In large, multimegawatt data centers, where annual power bills can easily exceed US$1 million, more-efficient designs can significantly cut costs. In many data centers, electricity now represents as much as half of operating expenses, says Peter Gross, CEO of EYP Mission Critical Facilities Inc., a New York-based data center designer. Increased efficiency has another benefit: In new designs, more-efficient equipment reduces capital costs by allowing the data center to lower its investment in cooling capacity.

Pain points

Trinity's data center isn't enormous, but Roberts is already feeling the pain. His data center houses an IBM z900 mainframe, 75 Unix and Linux systems, 850 x86-class rack-mounted servers, two blade-server farms with hundreds of processors, and a complement of storage-area networks and network switches. Simply getting enough power where it's needed has been a challenge. The original design included two 300-kilowatt uninterruptible power supplies.

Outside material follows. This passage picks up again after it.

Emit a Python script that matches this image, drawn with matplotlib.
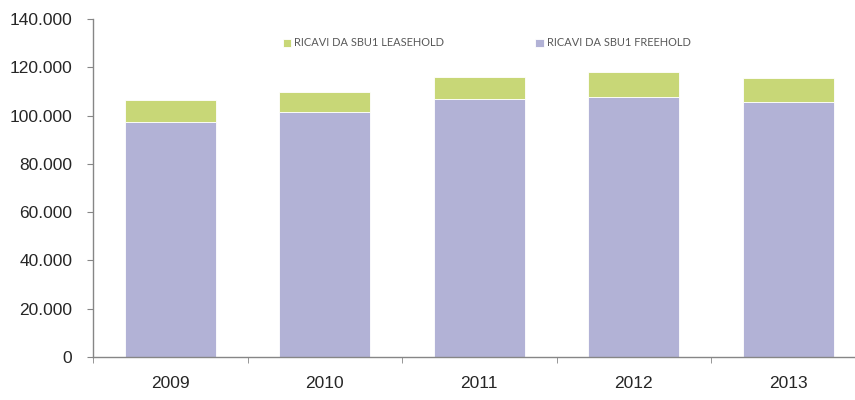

"We thought that would be plenty," he says, but Trinity had to install two more units in January. "We're running out of duplicative power," he says, noting that newer equipment is dual-corded and that power density in some areas of the data center has surpassed 250 watts per square foot.

At Industrial Light & Magic's brand-new 13,500-square-foot data center in San Francisco, senior systems engineer Eric Bermender's problem has been getting enough power to ILM's 28 racks of blade servers. The state-of-the-art data center has two-foot raised floors, 21 air handlers with more than 600 tons of cooling power and the ability to support up to 200 watts per square foot.